Samedi 16 mars 2024, lors du 5ème congrès de la communauté musulmane du Gabon tenu à la Mosquée centrale de Libreville, deux candidats étaient en lice afin que les représentants des neuf provinces (41 imams) choisissent celui qui va présider aux destinées de la communauté. Il s’agit de Benyamin Andjoua Obolo et Abdul Razzak Guy Kabongo. Le premier est plébiscité par 37 voix contre 4. Dimanche 17 mars au lendemain de ce choix, la communauté organise une cérémonie d’installation officielle de leur nouveau chef Andjoua Obolo, à la grande salle de l’immeuble Arambo. L’événement est encadré par les forces de l’ordre, en présence de la presse.
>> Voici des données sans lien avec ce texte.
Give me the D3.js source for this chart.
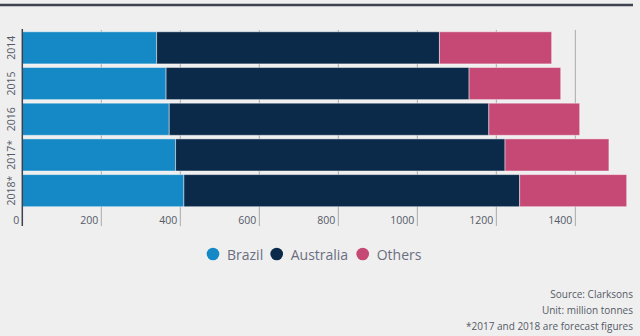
<!DOCTYPE html>
<html><head><meta charset="utf-8">
<script src="https://cdn.jsdelivr.net/npm/d3@7"></script>
<style>
html,body{margin:0;padding:0;background:#efefef;}
svg{display:block;font-family:"Open Sans","Noto Sans",sans-serif;}
</style></head>
<body>
<script>
const years = ["2014","2015","2016","2017*","2018*"];
const brazil = [340, 364, 372, 388, 409];
const australia = [716, 767, 809, 834, 850];
const others = [284, 232, 230, 263, 271];
const seriesNames = ["Brazil","Australia","Others"];
const seriesColors = ["#1589c6","#0b2a4a","#c54875"];
const xTicks = [0,200,400,600,800,1000,1200,1400];
const notes = ["Source: Clarksons","Unit: million tonnes","*2017 and 2018 are forecast figures"];

const W=640,H=336;
const svg=d3.select("body").append("svg").attr("width",W).attr("height",H);
svg.append("rect").attr("width",W).attr("height",H).attr("fill","#efefef");
svg.append("line").attr("x1",0).attr("x2",633).attr("y1",5).attr("y2",5)
  .attr("stroke","#3d4150").attr("stroke-width",2.5);

const x=d3.scaleLinear().domain([0,1529]).range([22.3,626.3]);
const y=d3.scaleBand().domain(years).range([30,208.5]).paddingInner(0.1).paddingOuter(0.05);

const gridTop=30, gridBot=226;
svg.append("g").selectAll("line").data(xTicks.slice(1)).join("line")
  .attr("x1",d=>x(d)).attr("x2",d=>x(d)).attr("y1",gridTop).attr("y2",gridBot)
  .attr("stroke","#a9a9a9").attr("stroke-width",1);

const table=years.map((yr,i)=>({year:yr,Brazil:brazil[i],Australia:australia[i],Others:others[i]}));
const stack=d3.stack().keys(seriesNames)(table);
svg.append("g").selectAll("g").data(stack).join("g")
  .attr("fill",(d,i)=>seriesColors[i])
  .selectAll("rect").data(d=>d).join("rect")
  .attr("x",d=>x(d[0])).attr("width",d=>x(d[1])-x(d[0]))
  .attr("y",d=>y(d.data.year)).attr("height",y.bandwidth())
  .attr("stroke","rgba(255,255,255,0.45)").attr("stroke-width",1);

svg.append("line").attr("x1",x(0)).attr("x2",x(0)).attr("y1",gridTop-1).attr("y2",gridBot)
  .attr("stroke","#3d4150").attr("stroke-width",1.5);

svg.append("g").selectAll("text").data(xTicks).join("text")
  .attr("x",d=>x(d)-3).attr("y",224).attr("text-anchor","end")
  .attr("font-size",10.5).attr("fill","#555a66").text(d=>d);

svg.append("g").selectAll("text").data(years).join("text")
  .attr("transform",d=>`translate(14.5,${y(d)+y.bandwidth()/2}) rotate(-90)`)
  .attr("text-anchor","middle").attr("font-size",10.5).attr("fill","#555a66").text(d=>d);

const legX=[213,276.7,362.7];
const lg=svg.append("g").selectAll("g").data(seriesNames).join("g")
  .attr("transform",(d,i)=>`translate(${legX[i]},254)`);
lg.append("circle").attr("r",6.3).attr("fill",(d,i)=>seriesColors[i]);
lg.append("text").attr("x",14).attr("y",5.5).attr("font-size",14).attr("fill","#6b6e80").text(d=>d);

svg.append("g").selectAll("text").data(notes).join("text")
  .attr("x",633).attr("y",(d,i)=>298+i*16).attr("text-anchor","end")
  .attr("font-size",10).attr("fill","#555a66").text(d=>d);
</script>
</body></html>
Curieusement, après sa débâcle à la mosquée centrale, le perdant et ses petits soutiens se sont dirigés précipitamment, le même 16 mars, vers la mosquée Hassan 2, où Abdul Razzack Guy Kabongo a appris à la presse, qu’il a été désigné par le président de la transition pour mettre de l’ordre au sein de la Communauté musulmane du Gabon. A ce sujet, aucun document signé du président de la transition n’a été brandi à cet instant. Dès lors, on est en droit de penser à un trafic d’influence.
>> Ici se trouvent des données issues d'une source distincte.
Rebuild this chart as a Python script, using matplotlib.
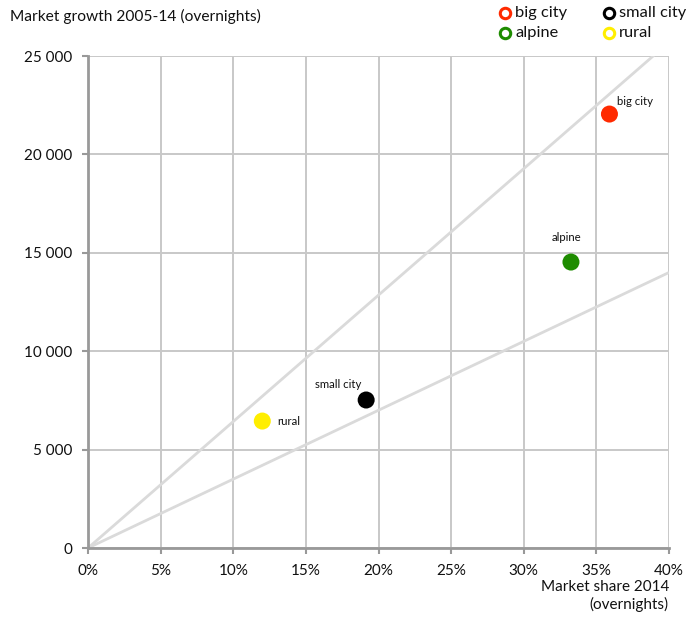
import matplotlib
matplotlib.use("Agg")
import matplotlib.pyplot as plt
from matplotlib.lines import Line2D
from matplotlib.ticker import FuncFormatter

plt.rcParams['font.family'] = ['Lato', 'DejaVu Sans']

# Segments: market share 2014 (%) vs. growth in overnights 2005-14
segments = ["big city", "alpine", "small city", "rural"]
market_share = [35.9, 33.25, 19.15, 12.0]
growth = [22050, 14530, 7520, 6450]
colors = ["#ff2a00", "#1e8c00", "#000000", "#ffee00"]

# Guide rays from the origin (values reached at 40 % share; clipped by the axes)
ray_ends = [25700, 14000]

x_ticks = [0, 5, 10, 15, 20, 25, 30, 35, 40]
y_ticks = [0, 5000, 10000, 15000, 20000, 25000]

W, H = 690, 618
fig = plt.figure(figsize=(W / 100, H / 100), dpi=100)
ax = fig.add_axes([88 / W, 70 / H, 581 / W, 492 / H])

ax.set_xlim(0, 40)
ax.set_ylim(0, 25000)
ax.set_xticks(x_ticks)
ax.set_yticks(y_ticks)
ax.xaxis.set_major_formatter(FuncFormatter(lambda v, p: f"{v:.0f}%"))
ax.yaxis.set_major_formatter(FuncFormatter(lambda v, p: f"{v:,.0f}".replace(",", " ")))

ax.grid(True, color="#c8c8c8", linewidth=1.4, zorder=0)
ax.set_axisbelow(True)
for side in ("top", "right"):
    ax.spines[side].set_visible(False)
for side in ("left", "bottom"):
    ax.spines[side].set_color("#999999")
    ax.spines[side].set_linewidth(2)
ax.tick_params(axis="both", direction="out", length=4.5, width=1.5, color="#999999",
               labelsize=11, labelcolor="#111111")
ax.tick_params(axis="x", pad=7)
ax.tick_params(axis="y", pad=7)

for end in ray_ends:
    ax.plot([0, 40], [0, end], color="#dadada", linewidth=2, zorder=1,
            solid_capstyle="butt", clip_on=True)

ax.scatter(market_share, growth, s=150, c=colors, zorder=3, linewidths=0)

label_pos = {
    "big city": (0.55, 650, "left"),
    "alpine": (-0.3, 1250, "center"),
    "small city": (-1.9, 800, "center"),
    "rural": (1.0, 0, "left"),
}
for name, x, y in zip(segments, market_share, growth):
    dx, dy, ha = label_pos[name]
    ax.text(x + dx, y + dy, name, fontsize=8.2, ha=ha, va="center", color="#111111", zorder=4)

fig.text(10 / W, 1 - 16 / H, "Market growth 2005-14 (overnights)", fontsize=11.2,
         ha="left", va="center", color="#111111")
fig.text(669 / W, 1 - 596 / H, "Market share 2014\n(overnights)", fontsize=11,
         ha="right", va="center", color="#111111", linespacing=1.2)

# Legend: hollow circles in a 2x2 layout
legend_items = [("big city", 0, 505, 13), ("small city", 2, 609, 13),
                ("alpine", 1, 505, 33), ("rural", 3, 609, 33)]
for name, ci, mx, my in legend_items:
    fig.add_artist(Line2D([mx / W], [1 - my / H], transform=fig.transFigure,
                          marker="o", linestyle="none", markersize=7.5,
                          markerfacecolor="none", markeredgecolor=colors[ci],
                          markeredgewidth=2.2))
    fig.text((mx + 10) / W, 1 - my / H, name, fontsize=11.8, ha="left", va="center",
             color="#111111")

fig.savefig("out.png", dpi=100)
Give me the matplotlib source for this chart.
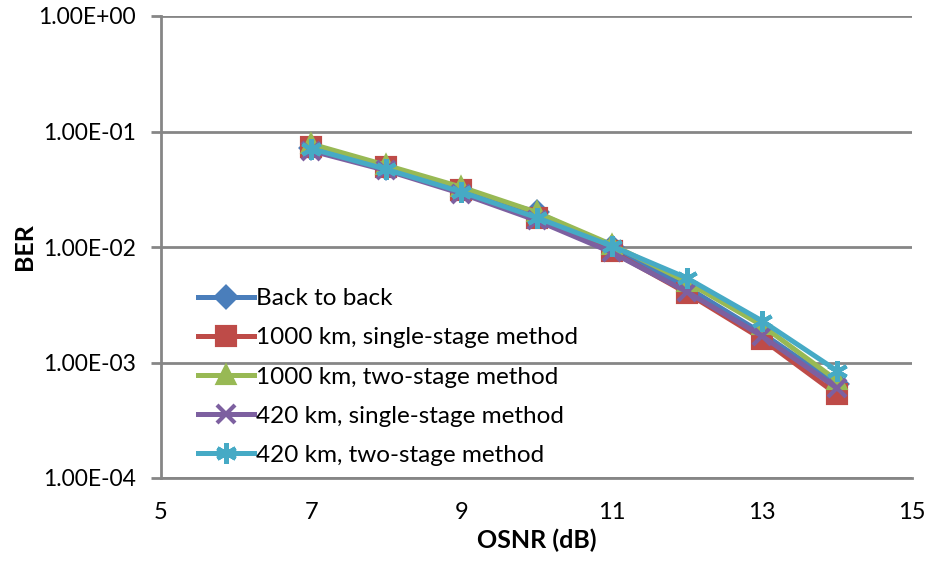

Du coup, des interrogations fusent : si la désignation de M. Kabongo était formelle, pourquoi ce dernier a-t-il encore pris part au choix d’un nouveau chef de la communauté musulmane du Gabon le 16 mars dernier ? Pourquoi, les médias de service public n’ont-ils pas relayé l’issue du 5ème congrès de la communauté musulmane tenue à la Mosquée centrale ? M.Kambogo qui a été désavoué, peut-il réussir face à une communauté religieuse qui a fait son choix et ne compte pas se laisser dicter?
Aux yeux de la loi, la constitution (de mars 1991) sur laquelle s’inspire la Charte de la transition dispose : «le Gabon est une république indivisible, laïque et sociale. Il affirme la séparation de l’Etat et des religions et reconnaît toutes les croyances, sous réserve du respect de l’ordre public », article 2 du titre premier de la constitution.
Ainsi décrit, le Secrétaire général du gouvernement, troisième personnalité de l’Exécutif gabonais peut-il aussi être un chef religieux ? L’esprit de la constitution permet-il au chef de l’exécutif de dicter un choix pour diriger une communauté religieuse? Dans un contexte qui prône la restauration des institutions, quel signal veut-on donner à ceux qui croient à un retour des institutions fortes et démocratiques ?
Voilà autant de questions qui méritent des réponses claires nettes et précises.